=== Given instruction ===
Collect all lines from the listing that include the string "diagram".

=== Listing ===
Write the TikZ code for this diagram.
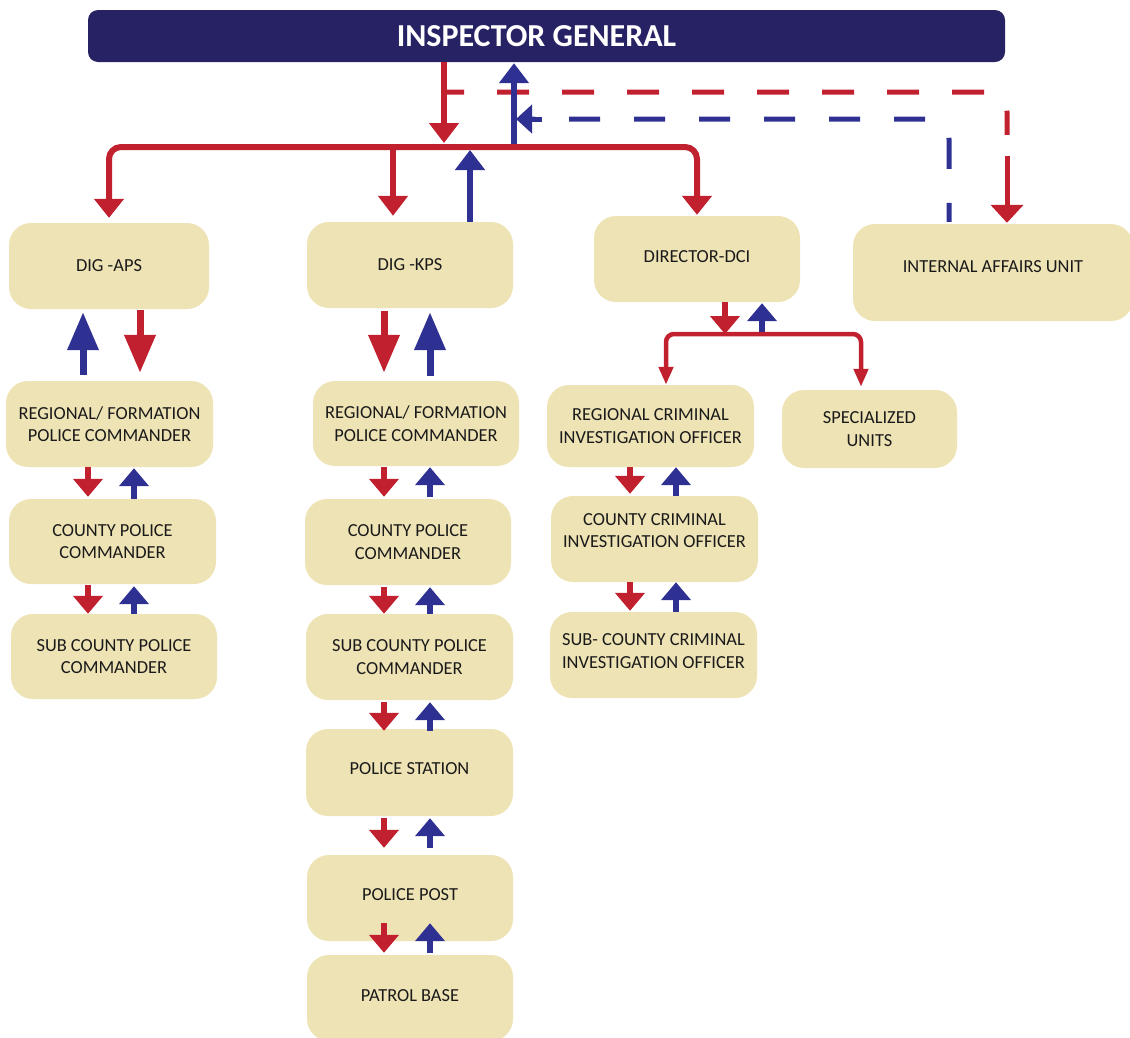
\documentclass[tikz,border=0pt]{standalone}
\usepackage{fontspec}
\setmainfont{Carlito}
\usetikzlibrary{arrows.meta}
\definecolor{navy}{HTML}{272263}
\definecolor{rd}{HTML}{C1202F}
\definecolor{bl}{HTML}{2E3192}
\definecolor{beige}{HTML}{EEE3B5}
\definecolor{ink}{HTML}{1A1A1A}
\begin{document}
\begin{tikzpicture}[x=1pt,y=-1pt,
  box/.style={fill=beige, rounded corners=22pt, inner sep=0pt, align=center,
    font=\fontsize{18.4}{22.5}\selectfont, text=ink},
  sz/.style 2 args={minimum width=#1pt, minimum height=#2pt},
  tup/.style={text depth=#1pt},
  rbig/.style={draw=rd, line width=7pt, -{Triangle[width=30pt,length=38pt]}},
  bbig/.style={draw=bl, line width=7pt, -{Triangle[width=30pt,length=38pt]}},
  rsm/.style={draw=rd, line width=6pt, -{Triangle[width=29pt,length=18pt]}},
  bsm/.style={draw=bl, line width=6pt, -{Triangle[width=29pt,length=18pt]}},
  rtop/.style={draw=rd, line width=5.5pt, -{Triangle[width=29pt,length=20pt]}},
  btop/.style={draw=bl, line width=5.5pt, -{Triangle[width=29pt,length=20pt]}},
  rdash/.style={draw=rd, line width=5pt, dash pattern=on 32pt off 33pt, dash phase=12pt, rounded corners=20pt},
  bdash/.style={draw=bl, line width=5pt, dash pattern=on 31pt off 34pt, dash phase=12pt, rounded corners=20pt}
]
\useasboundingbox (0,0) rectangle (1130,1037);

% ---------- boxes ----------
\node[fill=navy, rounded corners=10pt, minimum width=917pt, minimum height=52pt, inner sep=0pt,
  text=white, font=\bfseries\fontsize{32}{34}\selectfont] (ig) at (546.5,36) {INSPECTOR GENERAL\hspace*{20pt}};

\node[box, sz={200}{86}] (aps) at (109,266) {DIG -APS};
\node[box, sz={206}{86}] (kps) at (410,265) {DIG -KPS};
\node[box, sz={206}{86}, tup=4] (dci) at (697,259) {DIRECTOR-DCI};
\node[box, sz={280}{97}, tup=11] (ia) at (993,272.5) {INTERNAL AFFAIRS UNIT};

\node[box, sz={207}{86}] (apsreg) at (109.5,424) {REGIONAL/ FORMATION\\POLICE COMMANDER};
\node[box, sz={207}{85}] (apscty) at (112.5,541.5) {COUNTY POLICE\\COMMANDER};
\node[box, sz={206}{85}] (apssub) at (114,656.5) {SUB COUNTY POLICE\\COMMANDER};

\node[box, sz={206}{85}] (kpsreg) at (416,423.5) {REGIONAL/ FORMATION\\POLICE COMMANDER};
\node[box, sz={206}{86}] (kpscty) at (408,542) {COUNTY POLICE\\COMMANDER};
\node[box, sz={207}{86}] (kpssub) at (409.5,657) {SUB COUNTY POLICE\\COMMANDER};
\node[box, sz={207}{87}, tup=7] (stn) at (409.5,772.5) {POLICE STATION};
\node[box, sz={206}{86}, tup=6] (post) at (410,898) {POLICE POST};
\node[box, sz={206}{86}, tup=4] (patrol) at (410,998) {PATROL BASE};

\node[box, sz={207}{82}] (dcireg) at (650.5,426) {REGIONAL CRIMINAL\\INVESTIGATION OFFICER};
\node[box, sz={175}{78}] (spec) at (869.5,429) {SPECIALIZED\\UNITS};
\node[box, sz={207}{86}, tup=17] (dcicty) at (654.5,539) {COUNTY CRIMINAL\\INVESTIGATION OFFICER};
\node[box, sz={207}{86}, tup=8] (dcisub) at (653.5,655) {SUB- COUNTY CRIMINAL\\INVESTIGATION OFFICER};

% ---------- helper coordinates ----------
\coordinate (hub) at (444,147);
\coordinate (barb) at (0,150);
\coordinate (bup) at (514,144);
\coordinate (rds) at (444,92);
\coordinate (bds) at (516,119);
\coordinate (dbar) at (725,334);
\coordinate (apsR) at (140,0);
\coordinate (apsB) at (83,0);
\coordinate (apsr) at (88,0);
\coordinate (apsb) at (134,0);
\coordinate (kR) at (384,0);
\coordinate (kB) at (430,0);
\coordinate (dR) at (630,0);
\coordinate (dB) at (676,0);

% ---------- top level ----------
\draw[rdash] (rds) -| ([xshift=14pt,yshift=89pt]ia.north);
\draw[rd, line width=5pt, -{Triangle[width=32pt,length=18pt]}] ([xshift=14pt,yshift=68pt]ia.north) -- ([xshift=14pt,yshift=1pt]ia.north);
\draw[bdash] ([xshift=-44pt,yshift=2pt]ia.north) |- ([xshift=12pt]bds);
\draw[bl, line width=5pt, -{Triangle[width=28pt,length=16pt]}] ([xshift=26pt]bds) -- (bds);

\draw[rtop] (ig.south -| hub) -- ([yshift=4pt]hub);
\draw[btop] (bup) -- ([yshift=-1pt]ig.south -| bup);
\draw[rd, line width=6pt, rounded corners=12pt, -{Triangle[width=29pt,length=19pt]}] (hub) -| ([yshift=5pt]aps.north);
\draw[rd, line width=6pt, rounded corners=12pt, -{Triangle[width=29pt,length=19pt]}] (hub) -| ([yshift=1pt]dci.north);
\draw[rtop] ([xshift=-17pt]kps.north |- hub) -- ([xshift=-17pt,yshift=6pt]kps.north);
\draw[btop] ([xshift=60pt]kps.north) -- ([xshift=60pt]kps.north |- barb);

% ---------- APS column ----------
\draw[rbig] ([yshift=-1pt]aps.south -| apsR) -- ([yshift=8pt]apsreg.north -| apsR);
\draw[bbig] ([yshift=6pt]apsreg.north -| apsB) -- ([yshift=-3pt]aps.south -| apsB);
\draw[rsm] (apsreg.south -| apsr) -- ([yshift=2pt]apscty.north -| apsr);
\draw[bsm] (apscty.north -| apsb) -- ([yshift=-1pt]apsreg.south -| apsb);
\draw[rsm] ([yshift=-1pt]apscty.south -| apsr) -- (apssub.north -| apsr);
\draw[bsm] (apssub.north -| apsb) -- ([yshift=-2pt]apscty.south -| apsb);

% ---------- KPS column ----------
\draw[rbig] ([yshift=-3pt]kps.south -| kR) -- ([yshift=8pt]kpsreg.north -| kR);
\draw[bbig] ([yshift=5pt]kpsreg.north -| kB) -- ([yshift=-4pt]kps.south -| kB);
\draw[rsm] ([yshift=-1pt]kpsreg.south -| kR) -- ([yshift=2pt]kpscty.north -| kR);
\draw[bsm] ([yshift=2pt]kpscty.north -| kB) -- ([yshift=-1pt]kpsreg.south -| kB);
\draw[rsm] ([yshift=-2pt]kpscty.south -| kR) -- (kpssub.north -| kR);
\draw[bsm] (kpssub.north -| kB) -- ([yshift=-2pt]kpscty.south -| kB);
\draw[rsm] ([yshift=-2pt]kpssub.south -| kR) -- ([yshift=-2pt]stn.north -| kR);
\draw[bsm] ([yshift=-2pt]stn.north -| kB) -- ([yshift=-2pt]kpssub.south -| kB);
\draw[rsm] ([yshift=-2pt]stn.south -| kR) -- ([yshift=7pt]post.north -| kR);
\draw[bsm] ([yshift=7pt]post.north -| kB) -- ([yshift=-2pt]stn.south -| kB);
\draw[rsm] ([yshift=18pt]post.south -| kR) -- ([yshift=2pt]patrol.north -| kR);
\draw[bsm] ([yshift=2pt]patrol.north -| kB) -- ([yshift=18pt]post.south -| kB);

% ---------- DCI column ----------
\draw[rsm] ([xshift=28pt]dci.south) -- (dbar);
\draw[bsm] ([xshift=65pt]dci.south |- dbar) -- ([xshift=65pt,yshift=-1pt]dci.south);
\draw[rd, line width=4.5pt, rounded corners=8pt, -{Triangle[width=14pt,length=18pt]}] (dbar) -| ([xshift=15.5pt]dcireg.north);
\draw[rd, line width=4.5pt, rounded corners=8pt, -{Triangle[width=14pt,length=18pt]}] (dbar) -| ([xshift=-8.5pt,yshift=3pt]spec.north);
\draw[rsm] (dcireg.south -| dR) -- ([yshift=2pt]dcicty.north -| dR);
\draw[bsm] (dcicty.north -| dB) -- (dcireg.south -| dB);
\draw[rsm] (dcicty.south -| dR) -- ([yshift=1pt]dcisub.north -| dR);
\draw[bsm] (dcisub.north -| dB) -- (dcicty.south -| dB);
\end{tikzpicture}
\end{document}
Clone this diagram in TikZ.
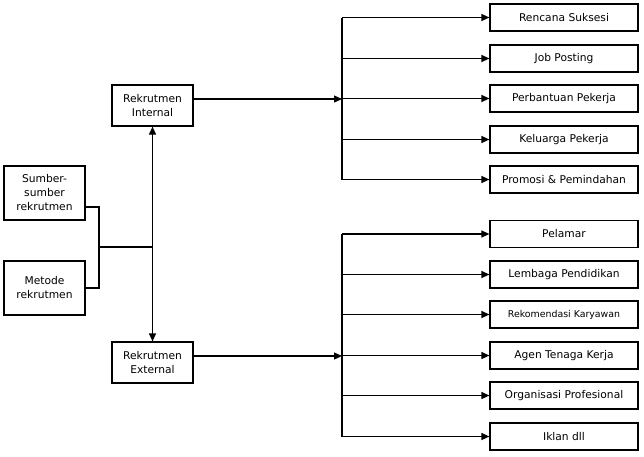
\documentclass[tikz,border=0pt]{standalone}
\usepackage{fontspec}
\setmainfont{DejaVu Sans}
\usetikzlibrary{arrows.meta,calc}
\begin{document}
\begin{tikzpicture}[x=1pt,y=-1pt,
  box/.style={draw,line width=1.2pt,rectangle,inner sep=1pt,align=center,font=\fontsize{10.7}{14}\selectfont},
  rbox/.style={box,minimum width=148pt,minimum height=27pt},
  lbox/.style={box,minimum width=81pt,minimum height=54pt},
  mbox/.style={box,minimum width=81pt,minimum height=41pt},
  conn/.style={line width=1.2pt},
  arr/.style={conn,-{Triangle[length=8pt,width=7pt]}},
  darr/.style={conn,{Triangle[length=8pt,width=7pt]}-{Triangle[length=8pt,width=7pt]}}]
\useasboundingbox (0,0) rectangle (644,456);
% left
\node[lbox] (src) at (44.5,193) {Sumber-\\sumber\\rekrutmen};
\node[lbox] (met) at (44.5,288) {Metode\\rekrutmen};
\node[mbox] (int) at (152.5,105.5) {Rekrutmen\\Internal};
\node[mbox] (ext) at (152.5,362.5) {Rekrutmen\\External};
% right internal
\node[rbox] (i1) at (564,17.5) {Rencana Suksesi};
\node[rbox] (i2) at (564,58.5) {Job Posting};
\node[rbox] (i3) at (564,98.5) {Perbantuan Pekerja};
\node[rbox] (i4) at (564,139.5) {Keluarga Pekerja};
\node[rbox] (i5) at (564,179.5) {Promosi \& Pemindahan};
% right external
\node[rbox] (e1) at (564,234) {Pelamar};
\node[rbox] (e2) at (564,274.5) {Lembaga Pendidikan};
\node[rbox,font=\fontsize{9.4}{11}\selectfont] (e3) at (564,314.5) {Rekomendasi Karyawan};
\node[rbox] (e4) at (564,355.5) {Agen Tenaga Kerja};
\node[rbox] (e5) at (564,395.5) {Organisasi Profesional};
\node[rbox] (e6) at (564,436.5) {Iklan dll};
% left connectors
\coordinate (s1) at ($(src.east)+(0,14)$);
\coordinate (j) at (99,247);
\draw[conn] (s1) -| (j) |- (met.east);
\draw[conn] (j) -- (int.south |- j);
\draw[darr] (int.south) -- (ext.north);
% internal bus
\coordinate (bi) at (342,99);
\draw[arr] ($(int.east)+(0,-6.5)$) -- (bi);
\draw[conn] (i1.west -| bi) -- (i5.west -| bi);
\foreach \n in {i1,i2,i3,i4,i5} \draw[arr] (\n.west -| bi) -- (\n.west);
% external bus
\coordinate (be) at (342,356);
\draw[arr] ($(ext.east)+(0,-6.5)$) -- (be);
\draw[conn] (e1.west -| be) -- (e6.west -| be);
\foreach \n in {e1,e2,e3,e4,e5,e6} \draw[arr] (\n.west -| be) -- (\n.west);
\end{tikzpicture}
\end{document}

=== In response ===
Write the TikZ code for this diagram.
Clone this diagram in TikZ.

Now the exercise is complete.